The board of directors of ABC Inc. is examining its capital structure. The company has
$48,000,000 in total assets, EBIT of $8,000,000, and is in the 40% tax bracket. Currently the firm is using no debt. The value of its common shares is $25/share and the expected return on its stock is 10%.
a) Assume M&M leverage theory with corporate tax (their 1963 paper) holds. Create a table that shows the total dollar value of debt, the total dollar value of equity, and total value of the firm if the firm decides to finance the following percentage of the ($48,000,000) assets by debt: 0%,10%,20%,30%,40%,50%,60%.
b) What will the market value of the share price be at the announcement of a change in capital structure for each of the above levels of debt?

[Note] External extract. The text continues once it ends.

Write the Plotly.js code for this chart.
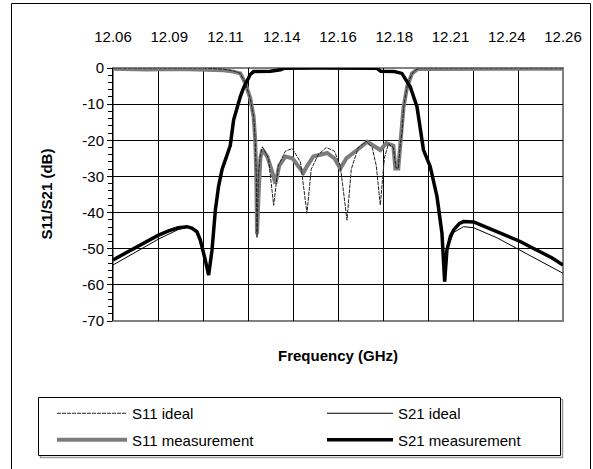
<!DOCTYPE html>
<html>
<head>
<meta charset="utf-8">
<script src="https://cdn.plot.ly/plotly-3.0.1.min.js"></script>
<style>
html,body{margin:0;padding:0;background:#fff;}
#chart{width:593px;height:469px;}
</style>
</head>
<body>
<div id="chart"></div>
<script>
// ---- data (frequency in GHz, level in dB) ----
const s11IdealF = [12.0600,12.0800,12.1000,12.1090,12.1135,12.1166,12.1188,12.1210,12.1225,12.1232,12.1237,12.1240,12.1246,12.1255,12.1264,12.1291,12.1314,12.1335,12.1366,12.1397,12.1433,12.1462,12.1481,12.1512,12.1548,12.1584,12.1610,12.1640,12.1659,12.1690,12.1726,12.1752,12.1770,12.1788,12.1806,12.1824,12.1846,12.1857,12.1868,12.1877,12.1884,12.1892,12.1907,12.1929,12.1951,12.1966,12.2200,12.2600];
const s11IdealDb = [0,0,0,-0.3,-0.8,-1.5,-4.2,-8.4,-13.5,-20,-30,-47,-30,-24,-21.8,-25,-38,-27,-23,-22.3,-26,-40.2,-28,-24,-22,-23,-27,-42.1,-28,-22,-20.3,-22,-27,-37.9,-25,-21,-22,-27.5,-27.8,-21,-18,-10.7,-5.2,-1.5,-0.3,0,0,0];

const s21IdealF = [12.0600,12.0650,12.0700,12.0750,12.0800,12.0850,12.0890,12.0930,12.0950,12.0973,12.0988,12.1010,12.1025,12.1040,12.1055,12.1069,12.1085,12.1099,12.1121,12.1136,12.1150,12.1166,12.1180,12.1196,12.1210,12.1225,12.1300,12.1344,12.1360,12.1500,12.1700,12.1773,12.1790,12.1850,12.1884,12.1900,12.1921,12.1951,12.1980,12.2010,12.2040,12.2062,12.2074,12.2084,12.2114,12.2158,12.2203,12.2307,12.2410,12.2499,12.2600];
const s21IdealDb = [-54.5,-52.8,-51.0,-49.2,-47.4,-45.8,-44.7,-44.1,-44.4,-45.3,-47.6,-53.1,-57.3,-50.4,-39.3,-32.8,-28.0,-25.5,-21.5,-14.4,-11.0,-7.9,-5.5,-3.3,-1.8,-1.0,-0.9,-0.5,-0.1,0,0,-0.1,-0.9,-1.0,-1.5,-3.0,-5.2,-10.7,-22.7,-27.3,-35.6,-45.7,-59.1,-50.4,-45.5,-43.9,-44.2,-47.0,-50.4,-53.3,-56.8];

const s11MeasF = [12.0600,12.0750,12.0900,12.1000,12.1090,12.1135,12.1166,12.1188,12.1210,12.1225,12.1232,12.1237,12.1240,12.1247,12.1255,12.1264,12.1286,12.1304,12.1322,12.1339,12.1366,12.1397,12.1428,12.1446,12.1464,12.1490,12.1521,12.1552,12.1584,12.1610,12.1637,12.1668,12.1699,12.1730,12.1757,12.1788,12.1815,12.1846,12.1855,12.1868,12.1877,12.1884,12.1891,12.1907,12.1929,12.1953,12.2100,12.2300,12.2600];
const s11MeasDb = [-0.2,-0.4,-0.3,-0.5,-0.6,-1.0,-1.5,-4.2,-8.4,-13.5,-20,-30,-46,-35,-25,-22.5,-24.5,-28,-32,-27,-24.5,-25,-27.5,-29,-27,-24.5,-24,-23.5,-25,-27.8,-25,-23.6,-22,-20.4,-21.5,-22.7,-20.8,-21.5,-27.8,-27.8,-21,-17,-11,-5.2,-1.5,-0.3,-0.3,-0.2,-0.2];

const s21MeasF = [12.0600,12.0650,12.0700,12.0750,12.0800,12.0850,12.0890,12.0930,12.0950,12.0973,12.0988,12.1010,12.1025,12.1040,12.1055,12.1069,12.1085,12.1099,12.1121,12.1136,12.1150,12.1166,12.1180,12.1196,12.1210,12.1225,12.1300,12.1344,12.1360,12.1500,12.1700,12.1773,12.1790,12.1850,12.1884,12.1900,12.1921,12.1951,12.1980,12.2010,12.2040,12.2062,12.2074,12.2084,12.2100,12.2114,12.2140,12.2158,12.2203,12.2250,12.2307,12.2360,12.2410,12.2450,12.2499,12.2550,12.2600];
const s21MeasDb = [-53.1,-51.4,-49.8,-48.0,-46.3,-45.0,-44.2,-43.9,-44.3,-45.3,-47.6,-53.1,-57.3,-50.4,-39.3,-32.8,-28.0,-25.5,-21.5,-14.4,-11.0,-7.9,-5.5,-3.3,-1.8,-1.0,-0.9,-0.5,-0.1,0,0,-0.1,-0.9,-1.0,-1.5,-3.0,-5.2,-10.7,-22.7,-27.3,-35.6,-45.7,-59.1,-50.4,-46.5,-44.8,-43.0,-42.5,-42.6,-43.8,-45.3,-46.6,-48.0,-49.3,-50.8,-52.5,-54.5];

const topTickVals = [12.06,12.085,12.11,12.135,12.16,12.185,12.21,12.235,12.26];
const topTickText = ['12.06','12.09','12.11','12.14','12.16','12.18','12.21','12.24','12.26'];
const yTickVals = [0,-10,-20,-30,-40,-50,-60,-70];
const yTickText = ['0','-10','-20','-30','-40','-50','-60','-70'];

const FONT = '"Liberation Sans", Arial, sans-serif';

const traces = [
  {x: s11MeasF, y: s11MeasDb, name: 'S11 measurement', mode: 'lines', legend: 'legend',
   legendgroup: 'b', legendrank: 2, line: {color: '#7c7c7c', width: 4}},
  {x: s21MeasF, y: s21MeasDb, name: 'S21 measurement', mode: 'lines', legend: 'legend2',
   legendgroup: 'd', legendrank: 2, line: {color: '#000000', width: 3.5}},
  {x: s11IdealF, y: s11IdealDb, name: 'S11 ideal', mode: 'lines', legend: 'legend',
   legendgroup: 'a', legendrank: 1, line: {color: '#222222', width: 1, dash: '4px,1px'}},
  {x: s21IdealF, y: s21IdealDb, name: 'S21 ideal', mode: 'lines', xaxis: 'x2', legend: 'legend2',
   legendgroup: 'c', legendrank: 1, line: {color: '#000000', width: 1}}
];

// plot area geometry helpers for frame shapes
const L = 113, T = 68, W = 450, H = 253;
const px = v => (v - L) / W;
const py = v => (T + H - v) / H;

const legendBase = {
  orientation: 'v', xref: 'container', yref: 'container',
  y: 1 - 397 / 469, xanchor: 'left', yanchor: 'top',
  bgcolor: 'rgba(0,0,0,0)', borderwidth: 0,
  traceorder: 'grouped', tracegroupgap: 4,
  font: {size: 15, family: FONT}
};

const layout = {
  width: 593, height: 469,
  margin: {l: L, r: 593 - L - W, t: T, b: 469 - T - H, autoexpand: false},
  paper_bgcolor: '#ffffff', plot_bgcolor: '#ffffff',
  font: {family: FONT, size: 15, color: '#000'},
  showlegend: true,
  xaxis: {
    range: [12.06, 12.26], tick0: 12.06, dtick: 0.02,
    showticklabels: false, ticks: '', showgrid: true, gridcolor: '#000', gridwidth: 1,
    zeroline: false, showline: false,
    title: {text: '<b>Frequency (GHz)</b>', font: {size: 15, family: FONT}, standoff: 29}
  },
  xaxis2: {
    overlaying: 'x', side: 'top', range: [12.06, 12.26], anchor: 'y',
    tickmode: 'array', tickvals: topTickVals, ticktext: topTickText,
    ticks: '', showgrid: false, zeroline: false, showline: false,
    ticklabelstandoff: 22, tickfont: {size: 15, family: FONT}
  },
  yaxis: {
    range: [-70, 0], tickmode: 'array', tickvals: yTickVals, ticktext: yTickText,
    ticks: 'outside', ticklen: 5, tickcolor: '#000', tickwidth: 1,
    minor: {dtick: 2, tick0: 0, ticks: 'outside', ticklen: 4, tickcolor: '#000', showgrid: false},
    showgrid: true, gridcolor: '#000', gridwidth: 1, zeroline: false,
    showline: true, linecolor: '#000', linewidth: 1,
    tickfont: {size: 15, family: FONT}
  },
  annotations: [
    {text: '<b>S11/S21 (dB)</b>', textangle: -90, xref: 'paper', yref: 'paper',
     x: px(46), y: 0.5, xanchor: 'center', yanchor: 'middle', showarrow: false,
     font: {size: 15, family: FONT, color: '#000'}}
  ],
  legend: Object.assign({}, legendBase, {x: 52 / 593, itemwidth: 70}),
  legend2: Object.assign({}, legendBase, {x: 322 / 593, itemwidth: 66}),
  shapes: [
    // plot area border (gray)
    {type: 'rect', xref: 'paper', yref: 'paper', x0: 0, x1: 1, y0: 0, y1: 1,
     line: {color: '#808080', width: 2}, layer: 'below'},
    // legend box shadow
    {type: 'rect', xref: 'paper', yref: 'paper', x0: px(40.5), x1: px(562.5), y0: py(457.5), y1: py(399.5),
     line: {color: '#9a9a9a', width: 1.5}, fillcolor: 'rgba(0,0,0,0)'},
    // legend box
    {type: 'rect', xref: 'paper', yref: 'paper', x0: px(38.5), x1: px(560.5), y0: py(455.5), y1: py(397.5),
     line: {color: '#000', width: 1}, fillcolor: '#ffffff'},
    // chart outer border
    {type: 'rect', xref: 'paper', yref: 'paper', x0: px(11.5), x1: px(590.5), y0: py(490), y1: py(3.5),
     line: {color: '#000', width: 1}, fillcolor: 'rgba(0,0,0,0)'}
  ]
};

Plotly.newPlot('chart', traces, layout, {staticPlot: true, displayModeBar: false});
</script>
</body>
</html>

c) How many shares will be left outstanding for each level of debt assuming all debt is used to repurchase shares?
d) ABC can issue debt at an interest rate of 7.5%. What would the net income and earnings per share be for each level of debt?
e) Calculate the required return on equity and the weighted average cost of capital for each level of debt.
f) Verify that the total value of the firm using the Rwacc approach gives the same values as in part (a).
g) According to the above calculations, which of the options is the optimal level of debt to use? Is this necessarily the recommendation you would give to the Board of Directors? Why or why not?